Swedish-British scientist

Tomas Robert Lindahl (born 28 January 1938) is a Swedish-British scientist specialising in cancer research. In 2015, he was awarded the Nobel Prize in Chemistry jointly with American chemist Paul L. Modrich and Turkish chemist Aziz Sancar for mechanistic studies of DNA repair.

== Education ==
Lindahl was born in Kungsholmen, Stockholm, Sweden to Folke Robert Lindahl and Ethel Hulda Hultberg. He received a PhD degree in 1967, and an MD degree qualification in 1970, from the Karolinska Institutet in Stockholm.

== Career and research==
After obtaining his research doctorate, Lindahl did postdoctoral research at Princeton University and Rockefeller University.
He was professor of medical chemistry at the University of Gothenburg 1978–82. After moving to the United Kingdom he joined the Imperial Cancer Research Fund (now Cancer Research UK) as a researcher in 1981. From 1986 to 2005 he was the first Director of Cancer Research UK's Clare Hall Laboratories in Hertfordshire, since 2015 part of the Francis Crick Institute. He continued to research there until 2009. He has contributed to many papers on DNA repair and the genetics of cancer.

== Awards and honours ==
Lindahl was elected an EMBO Member in 1974 and Fellow of the Royal Society (FRS) in 1988, his certificate of election reads:
Dr. Tomas Lindahl is noted for his contributions to the comprehension of DNA repair at the molecular level in bacterial and mammalian cells. He was the first to isolate a mammalian DNA ligase and to describe a totally unanticipated novel group of DNA glycosylases as mediators of DNA excision repair. He has also discovered a unique class of enzymes in mammalian cells, namely the methyltransferases, which mediate the adaptive response to alkylation of DNA and has shown that the expression of these enzymes is regulated by the ada gene. More recently he has elucidated the molecular defect in Blooms syndrome[sic] to be the lack of DNA ligase I. Apart from providing profound insights into the nature of the DNA repair process his very important contributions promise to facilitate the design of more selective chemotherapeutic drugs for the treatment of cancer. Lindahl has also made a number of significant contributions to understanding at the DNA level the mechanism of transformation of B-lymphocytes by the Epstein-Barr virus. The most notable of these was the first description of the occurrence in lymphoid cells of closed circular duplex viral DNA.

Lindahl received the Royal Society's Royal Medal in 2007 "making fundamental contributions to our understanding of DNA repair. His achievements stand out for their great originality, breadth and lasting influence." He is a member of the Norwegian Academy of Science and Letters.
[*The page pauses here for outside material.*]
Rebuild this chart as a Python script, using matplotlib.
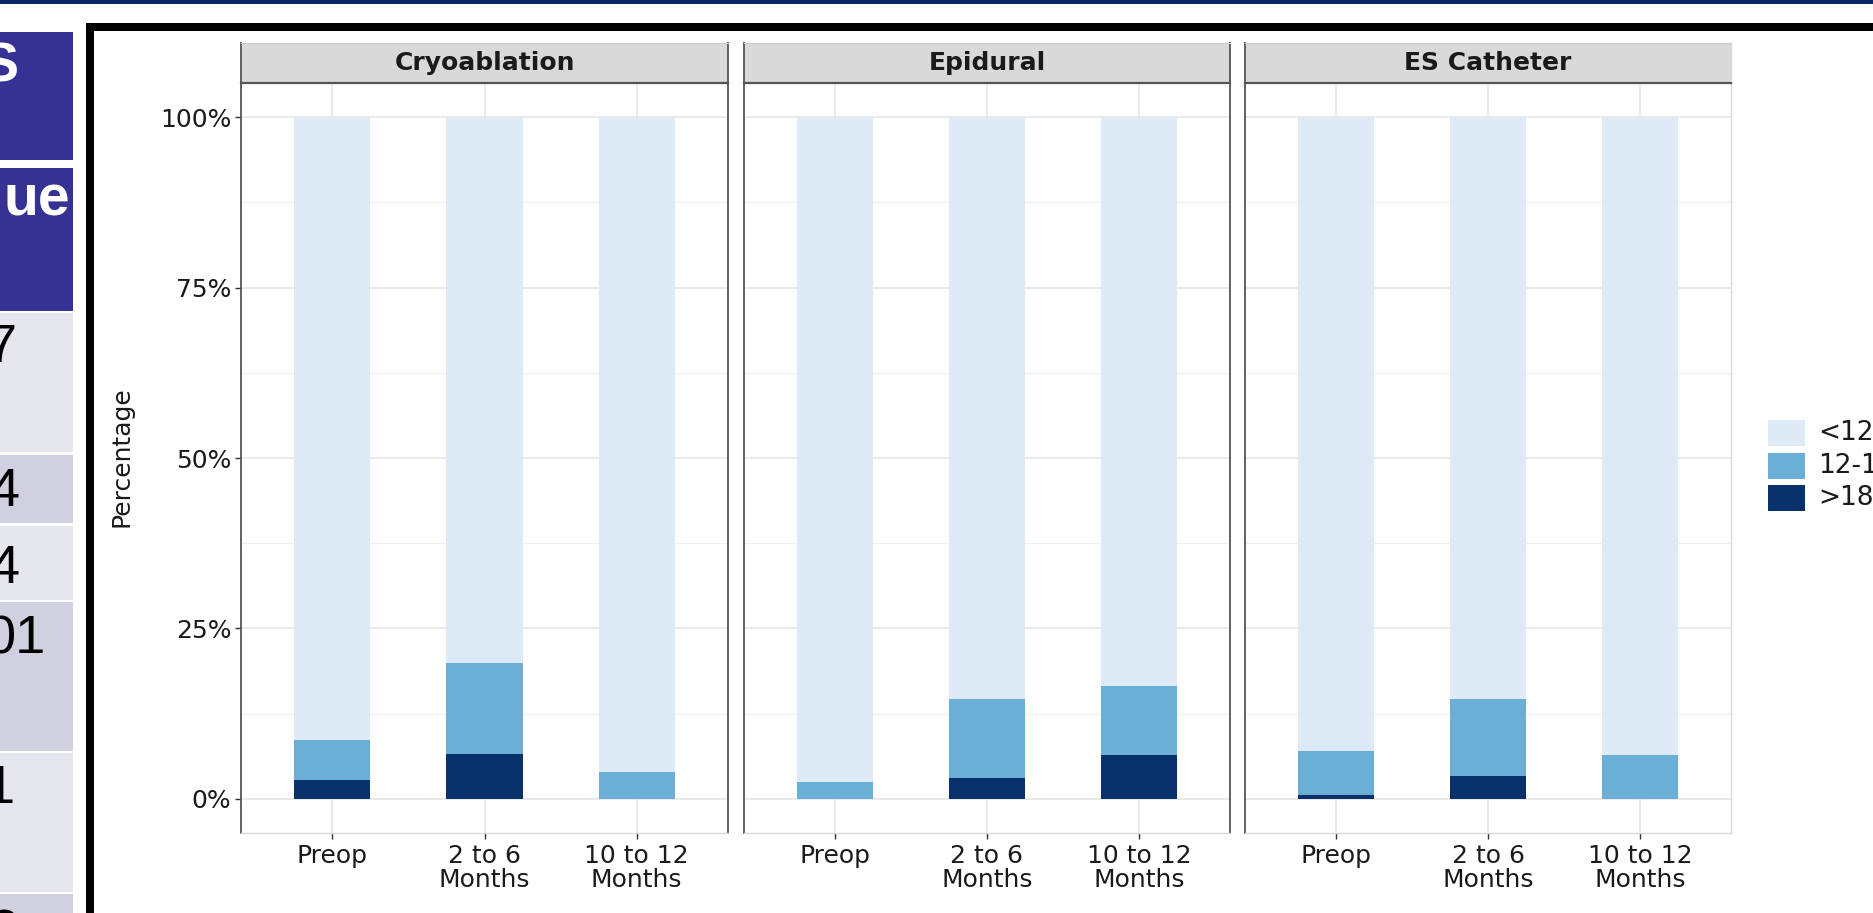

He was awarded the Copley Medal in 2010. He was elected a founding Fellow of the Academy of Medical Sciences (FMedSci) in 1998. In 2018, he was elected a foreign associate of the National Academy of Sciences.

He shared the Nobel Prize in Chemistry in 2015. The Swedish Academy noted that "The Nobel Prize in Chemistry 2015 was awarded jointly to Tomas Lindahl, Paul Modrich and Aziz Sancar 'for mechanistic studies of DNA repair'."